Electracy Project Assignment

Victoria Secret came under fire for their ad campaign featuring the tagline “The Perfect Body”.  The ads was to promote their line of underwear and as seen in the picture below, the models in  are all very thin, leggy, and large on top. After the release, thousands of people were offended  and demanded Victoria Secret pull the ad. Victoria Secret listened to the critics but kept the models and only changed the wording on the ad to “A body for Every Body”.

Before

Attention Generating

Firstly, the ad was attention generating.  Advertisements usually have a purpose and while their intention may have been to promote their line of underwear, the focus quickly changed to what was seen as a negative aspect of the ad.  Their ad delivered an unintended message which may have been taken out of context.  Yet if the main purpose was for their ad to be seen, then it met and surpassed that goal.

Distributed Subjectivity

As an art operating in new media, the Victoria Secret ad created an idea that was subject to interpretation and therefore, variation.  What made the ad offensive was the picture of the women together with the words.  Some perceived the message as putting down women who don’t have “the perfect body” as depicted in the ad.  They also saw that ad as perpetuating low-esteem among women.  It no longer was a matter of right or wrong but really how it made people feel.

Spreadability

As a result, the negative attention that the ad received from those who opposed it far exceeded what Victoria Secret could have done. Through the apparatus of electracy, the ad quickly went viral and people felt the need to respond to it.

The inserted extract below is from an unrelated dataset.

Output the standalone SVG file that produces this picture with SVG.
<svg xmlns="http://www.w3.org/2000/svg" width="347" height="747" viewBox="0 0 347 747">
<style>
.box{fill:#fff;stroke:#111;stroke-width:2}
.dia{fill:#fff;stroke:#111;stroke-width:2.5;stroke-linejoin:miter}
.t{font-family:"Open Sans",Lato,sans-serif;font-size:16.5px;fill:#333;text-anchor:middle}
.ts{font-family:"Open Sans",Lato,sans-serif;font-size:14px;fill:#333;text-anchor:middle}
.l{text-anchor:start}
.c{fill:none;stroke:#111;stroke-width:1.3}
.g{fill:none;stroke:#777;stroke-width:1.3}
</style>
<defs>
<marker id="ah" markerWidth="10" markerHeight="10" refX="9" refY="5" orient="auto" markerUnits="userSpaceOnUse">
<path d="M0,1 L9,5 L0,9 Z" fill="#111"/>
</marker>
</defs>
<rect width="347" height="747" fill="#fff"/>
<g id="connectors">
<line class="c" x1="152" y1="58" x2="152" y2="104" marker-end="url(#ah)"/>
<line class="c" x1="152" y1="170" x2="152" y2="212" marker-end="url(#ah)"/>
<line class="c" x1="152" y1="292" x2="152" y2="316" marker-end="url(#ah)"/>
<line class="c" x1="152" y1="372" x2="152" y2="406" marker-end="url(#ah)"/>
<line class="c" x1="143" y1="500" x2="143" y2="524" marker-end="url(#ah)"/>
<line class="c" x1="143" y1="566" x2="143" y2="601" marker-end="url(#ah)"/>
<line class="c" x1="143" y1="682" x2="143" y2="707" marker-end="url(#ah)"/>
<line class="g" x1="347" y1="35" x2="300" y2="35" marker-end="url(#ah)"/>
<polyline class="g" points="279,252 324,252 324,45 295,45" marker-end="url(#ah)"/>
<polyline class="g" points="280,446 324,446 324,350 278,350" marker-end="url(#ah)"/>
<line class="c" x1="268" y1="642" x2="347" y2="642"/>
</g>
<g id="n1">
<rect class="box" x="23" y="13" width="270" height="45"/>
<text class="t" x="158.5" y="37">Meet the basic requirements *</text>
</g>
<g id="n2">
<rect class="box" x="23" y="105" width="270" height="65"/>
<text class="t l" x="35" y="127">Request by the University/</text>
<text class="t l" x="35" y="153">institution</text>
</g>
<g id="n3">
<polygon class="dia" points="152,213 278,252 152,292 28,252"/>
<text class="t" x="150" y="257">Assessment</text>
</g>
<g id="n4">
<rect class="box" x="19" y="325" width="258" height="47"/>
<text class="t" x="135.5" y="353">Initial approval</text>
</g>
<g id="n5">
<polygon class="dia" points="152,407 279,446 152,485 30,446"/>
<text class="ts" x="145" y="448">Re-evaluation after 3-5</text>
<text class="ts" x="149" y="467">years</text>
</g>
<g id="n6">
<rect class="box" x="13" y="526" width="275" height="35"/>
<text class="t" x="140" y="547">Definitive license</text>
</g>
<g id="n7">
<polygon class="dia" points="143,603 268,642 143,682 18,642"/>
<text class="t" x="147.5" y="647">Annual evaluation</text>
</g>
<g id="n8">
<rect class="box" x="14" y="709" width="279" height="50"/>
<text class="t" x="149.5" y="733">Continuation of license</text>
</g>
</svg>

It seems that a negative response is often more of a trigger that a positive one and that it will have more of a chance of spreading. Therefore the feedback of the ad became a collaboration which is a quality of spreadability.

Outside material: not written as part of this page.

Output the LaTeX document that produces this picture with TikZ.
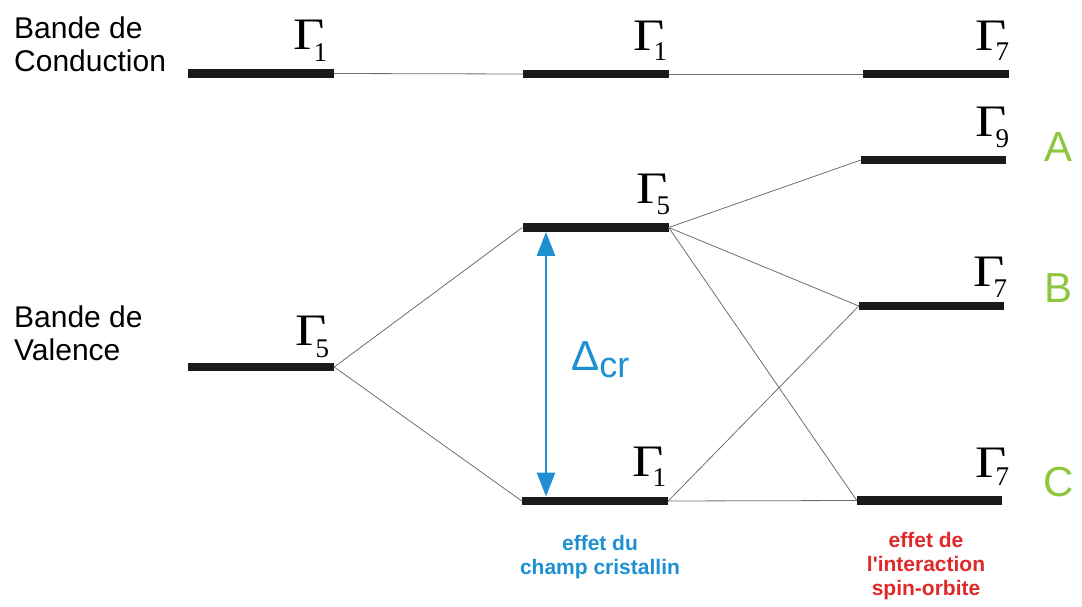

The Victoria Secret ad failed ethically in that it promoted unrealistic beauty standards, it  was insensitive, and advanced stereotypical ideas.  In orality, the main practice was religion and gave us the guidelines to be ethical.  However,  according to Ulmer, this age of electracy has moved us to an era where entertainment is the practice.  In this era, it can be difficult to be productive in yet still be ethical with so much individual freedom and little responsibility.

As Mumford pointed out “Here, at the core of automation, lies its principal weakness, once the system becomes universal, its exponents see no way of overcoming its deficiencies, except by a further extension of automation”.  This was seen when Victoria Secret eventually changed the wording, they did not change the picture or the feeling that the picture resonated.  One the rules of advertising should be: don’t offend your target market and today, through social media, consumers have the means to take action against things they don’t like.  In an electrate society, we have the power to challenge and change what was once the norm and provide instant feedback which in some cases can be harsh and damaging.

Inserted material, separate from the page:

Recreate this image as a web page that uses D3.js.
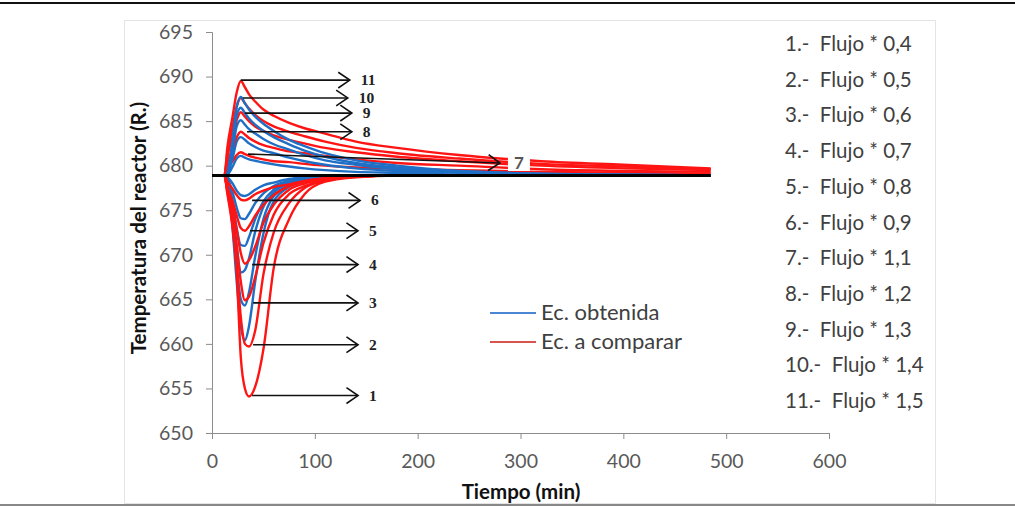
<!DOCTYPE html>
<html lang="es">
<head>
<meta charset="UTF-8">
<title>Temperatura del reactor</title>
<script src="https://d3js.org/d3.v7.min.js"></script>
<style>
  body { margin: 0; background: #fff; }
  text { font-family: Lato, "Open Sans", sans-serif; }
</style>
</head>
<body>
<svg id="chart" width="1015" height="507"></svg>
<script>
// tiempos (min) comunes a todas las series
const times = [0, 12, 15, 20, 24, 28, 32, 36, 42, 50, 60, 75, 90, 110, 140, 180, 240, 320, 400, 485];

// Ec. obtenida (azul), curvas 1..11
const obtenida = [
  [678.9, 678.9, 678.2, 673.0, 667.0, 662.0, 660.4, 662.0, 667.0, 672.4, 676.0, 677.6, 678.3, 678.7, 678.85, 678.9, 678.9, 678.9, 678.9, 678.9],
  [678.9, 678.9, 678.3, 674.0, 669.0, 665.0, 664.3, 665.8, 669.8, 674.0, 676.6, 677.8, 678.4, 678.75, 678.9, 678.9, 678.9, 678.9, 678.9, 678.9],
  [678.9, 678.9, 678.4, 675.0, 671.0, 668.0, 668.3, 669.6, 672.6, 675.4, 677.0, 678.0, 678.5, 678.8, 678.9, 678.9, 678.9, 678.9, 678.9, 678.9],
  [678.9, 678.9, 678.5, 676.0, 673.0, 671.1, 671.0, 672.0, 674.0, 676.0, 677.3, 678.2, 678.6, 678.85, 678.9, 678.9, 678.9, 678.9, 678.9, 678.9],
  [678.9, 678.9, 678.6, 677.0, 675.3, 674.1, 674.0, 674.6, 675.8, 676.9, 677.7, 678.3, 678.65, 678.85, 678.9, 678.9, 678.9, 678.9, 678.9, 678.9],
  [678.9, 678.9, 678.7, 678.0, 677.2, 676.7, 676.6, 676.8, 677.3, 677.8, 678.1, 678.5, 678.7, 678.85, 678.9, 678.9, 678.9, 678.9, 678.9, 678.9],
  [678.9, 678.9, 679.0, 679.9, 680.8, 681.1, 680.9, 680.7, 680.55, 680.35, 680.15, 679.9, 679.7, 679.5, 679.3, 679.2, 679.0, 678.9, 678.9, 678.9],
  [678.9, 678.9, 679.1, 680.8, 682.7, 683.2, 682.9, 682.5, 682.1, 681.7, 681.4, 680.9, 680.5, 680.1, 679.7, 679.4, 679.2, 679.0, 678.9, 678.9],
  [678.9, 678.9, 679.2, 681.7, 684.4, 685.1, 684.6, 684.1, 683.6, 683.0, 682.4, 681.8, 681.2, 680.6, 680.1, 679.6, 679.3, 679.0, 679.0, 678.9],
  [678.9, 678.9, 679.3, 682.3, 685.6, 686.5, 685.9, 685.3, 684.6, 683.9, 683.2, 682.4, 681.7, 681.0, 680.3, 679.8, 679.4, 679.1, 679.0, 678.9],
  [678.9, 678.9, 679.3, 682.9, 686.6, 687.7, 687.0, 686.3, 685.5, 684.7, 683.9, 682.9, 682.2, 681.4, 680.6, 680.0, 679.4, 679.1, 679.0, 678.9]
];

// Ec. a comparar (rojo), curvas 1..11
const comparar = [
  [678.9, 678.9, 676.8, 673.0, 668.0, 658.5, 655.0, 654.1, 655.2, 659.4, 668.5, 674.0, 676.8, 678.2, 678.7, 678.9, 678.9, 678.9, 678.9, 678.9],
  [678.9, 678.9, 677.0, 673.5, 668.8, 663.0, 660.0, 659.7, 661.5, 667.8, 672.5, 675.8, 677.5, 678.3, 678.75, 678.9, 678.9, 678.9, 678.9, 678.9],
  [678.9, 678.9, 677.2, 674.5, 671.0, 667.0, 664.9, 665.3, 667.5, 671.3, 674.5, 676.8, 677.7, 678.4, 678.8, 678.9, 678.9, 678.9, 678.9, 678.9],
  [678.9, 678.9, 677.4, 675.3, 672.8, 670.2, 669.0, 669.4, 670.9, 673.6, 675.6, 677.3, 678.0, 678.5, 678.8, 678.9, 678.9, 678.9, 678.9, 678.9],
  [678.9, 678.9, 677.6, 676.0, 674.4, 673.0, 672.7, 673.2, 674.4, 675.6, 676.7, 677.7, 678.2, 678.6, 678.85, 678.9, 678.9, 678.9, 678.9, 678.9],
  [678.9, 678.9, 678.2, 677.4, 676.7, 676.2, 676.1, 676.3, 676.8, 677.2, 677.6, 677.9, 678.3, 678.6, 678.8, 678.9, 678.9, 678.9, 678.9, 678.9],
  [678.9, 678.9, 679.7, 680.5, 681.2, 681.5, 681.3, 681.1, 680.9, 680.7, 680.5, 680.4, 680.2, 680.0, 679.8, 679.65, 679.5, 679.3, 679.2, 679.1],
  [678.9, 678.9, 680.4, 681.9, 683.2, 683.8, 683.5, 683.1, 682.7, 682.3, 682.0, 681.6, 681.4, 681.1, 680.7, 680.3, 680.0, 679.6, 679.4, 679.3],
  [678.9, 678.9, 681.0, 683.3, 685.1, 686.0, 685.5, 685.0, 684.4, 683.9, 683.4, 682.9, 682.5, 682.0, 681.5, 681.0, 680.5, 680.0, 679.7, 679.5],
  [678.9, 678.9, 681.5, 684.3, 686.6, 687.6, 687.0, 686.4, 685.7, 685.0, 684.4, 683.8, 683.3, 682.7, 682.0, 681.4, 680.8, 680.2, 679.9, 679.6],
  [678.9, 678.9, 682.1, 685.5, 688.2, 689.5, 688.8, 688.0, 687.2, 686.3, 685.6, 684.8, 684.2, 683.6, 682.7, 682.0, 681.2, 680.5, 680.1, 679.7]
];

// estado estacionario (linea negra)
const steady = [[0, 678.9], [485, 678.9]];

// flechas: etiqueta, inicio (t, T) y punta (t, T)
const arrows = [
  ["11", 28, 689.6, 134, 689.6],
  ["10", 30, 687.6, 132, 687.6],
  ["9", 32, 685.9, 136, 685.9],
  ["8", 34, 683.8, 136, 683.8],
  ["7", 35, 681.3, 280, 680.3],
  ["6", 39, 676.1, 144, 676.1],
  ["5", 37, 672.7, 142, 672.7],
  ["4", 39, 668.9, 142, 668.9],
  ["3", 40, 664.6, 142, 664.6],
  ["2", 40, 659.9, 142, 659.9],
  ["1", 39, 654.2, 142, 654.2]
];

const xTicks = [0, 100, 200, 300, 400, 500, 600];
const yTicks = [650, 655, 660, 665, 670, 675, 680, 685, 690, 695];
const flujoLabels = [
  "1.-  Flujo * 0,4", "2.-  Flujo * 0,5", "3.-  Flujo * 0,6", "4.-  Flujo * 0,7",
  "5.-  Flujo * 0,8", "6.-  Flujo * 0,9", "7.-  Flujo * 1,1", "8.-  Flujo * 1,2",
  "9.-  Flujo * 1,3", "10.-  Flujo * 1,4", "11.-  Flujo * 1,5"
];
const seriesNames = ["Ec. obtenida", "Ec. a comparar"];

const BLUE = "#1f6fc6", RED = "#ff1414", TXT = "#404040";

const svg = d3.select("#chart");

// marco de la imagen
svg.append("rect").attr("x", 0).attr("y", 0).attr("width", 1015).attr("height", 507).attr("fill", "#fff");
svg.append("line").attr("x1", 0).attr("x2", 1015).attr("y1", 3).attr("y2", 3)
  .attr("stroke", "#111").attr("stroke-width", 2);
svg.append("line").attr("x1", 0).attr("x2", 1015).attr("y1", 505).attr("y2", 505)
  .attr("stroke", "#888").attr("stroke-width", 2);
// area del grafico
svg.append("rect").attr("x", 124.5).attr("y", 20.5).attr("width", 811).attr("height", 483)
  .attr("fill", "none").attr("stroke", "#e4e4e4");

const x = d3.scaleLinear().domain([0, 600]).range([212, 829]);
const y = d3.scaleLinear().domain([650, 695]).range([433, 32]);

// ejes
const xAxis = svg.append("g").attr("transform", "translate(0,433)")
  .call(d3.axisBottom(x).tickValues(xTicks).tickSize(6).tickPadding(15));
const yAxis = svg.append("g").attr("transform", "translate(212,0)")
  .call(d3.axisLeft(y).tickValues(yTicks).tickSize(6).tickPadding(13));
[xAxis, yAxis].forEach(g => {
  g.select(".domain").attr("stroke", "#8c8c8c");
  g.selectAll(".tick line").attr("stroke", "#8c8c8c");
  g.selectAll(".tick text").attr("fill", "#595959")
    .style("font-family", "Lato, sans-serif").style("font-size", "19.5px");
});

svg.append("text").attr("x", 521).attr("y", 499).attr("text-anchor", "middle")
  .attr("font-weight", "bold").attr("font-size", 20.5).attr("fill", "#111")
  .text("Tiempo (min)");
svg.append("text").attr("transform", "translate(146,228) rotate(-90)").attr("text-anchor", "middle")
  .attr("font-weight", "bold").attr("font-size", 20.5).attr("fill", "#111")
  .text("Temperatura del reactor (R.)");

// curvas
const line = d3.line()
  .x((d, i) => x(times[i]))
  .y(d => y(d))
  .curve(d3.curveMonotoneX);

const curves = svg.append("g").attr("fill", "none").attr("stroke-width", 2.4);
obtenida.forEach((s, k) => {
  curves.append("path").attr("d", line(s)).attr("stroke", BLUE);
  curves.append("path").attr("d", line(comparar[k])).attr("stroke", RED);
});

// linea de estado estacionario
svg.append("path")
  .attr("d", d3.line().x(d => x(d[0])).y(d => y(d[1]))(steady))
  .attr("stroke", "#000").attr("stroke-width", 3).attr("fill", "none");

// flechas con etiquetas
const ann = svg.append("g");
arrows.forEach(a => {
  const [lab, t0, v0, t1, v1] = a;
  const x0 = x(t0), y0 = y(v0), x1 = x(t1), y1 = y(v1);
  const ang = Math.atan2(y1 - y0, x1 - x0);
  const L = 14, w = 0.6;
  ann.append("line").attr("x1", x0).attr("y1", y0).attr("x2", x1).attr("y2", y1)
    .attr("stroke", "#111").attr("stroke-width", 1.6);
  ann.append("path")
    .attr("d", `M${x1 - L * Math.cos(ang - w)},${y1 - L * Math.sin(ang - w)}L${x1},${y1}L${x1 - L * Math.cos(ang + w)},${y1 - L * Math.sin(ang + w)}`)
    .attr("fill", "none").attr("stroke", "#111").attr("stroke-width", 1.6);
  if (lab === "7") {
    ann.append("rect").attr("x", x1 + 8).attr("y", y1 - 10).attr("width", 22).attr("height", 18).attr("fill", "#fff");
    ann.append("text").attr("x", x1 + 19).attr("y", y1 + 6).attr("text-anchor", "middle")
      .attr("font-weight", "bold").attr("font-size", 17).attr("fill", "#555").text(lab);
  } else {
    ann.append("text").attr("x", x1 + 11).attr("y", y1 + 5)
      .style("font-family", "'Liberation Serif', serif")
      .attr("font-weight", "bold").attr("font-size", 15.5).attr("fill", "#222").text(lab);
  }
});

// leyenda de series
const leg = svg.append("g").attr("transform", "translate(490,313)");
seriesNames.forEach((n, i) => {
  const g = leg.append("g").attr("transform", `translate(0,${i * 29})`);
  g.append("line").attr("x1", 0).attr("x2", 46).attr("stroke", i ? "#d9534f" : "#4a86d4").attr("stroke-width", 2);
  g.append("text").attr("x", 51).attr("y", 7).attr("font-size", 22).attr("fill", TXT).text(n);
});

// lista de flujos
svg.append("g").selectAll("text").data(flujoLabels).join("text")
  .attr("x", 785).attr("y", (d, i) => 51 + i * 35.7)
  .attr("font-size", 20.5).attr("fill", TXT)
  .style("white-space", "pre")
  .text(d => d);
</script>
</body>
</html>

Below is a picture that I composed from the original picture and other postings.  For me, this picture offers a better representation  of how a perfect body looks.  The project lives up to the standard of beauty because it show several women in different sizes.  It is possible that an ad like this would not have spread so far or had gone viral but it portrays social consciousness and it would not offend so many people.  Therefore it meets the ethical obligations of the advertisement.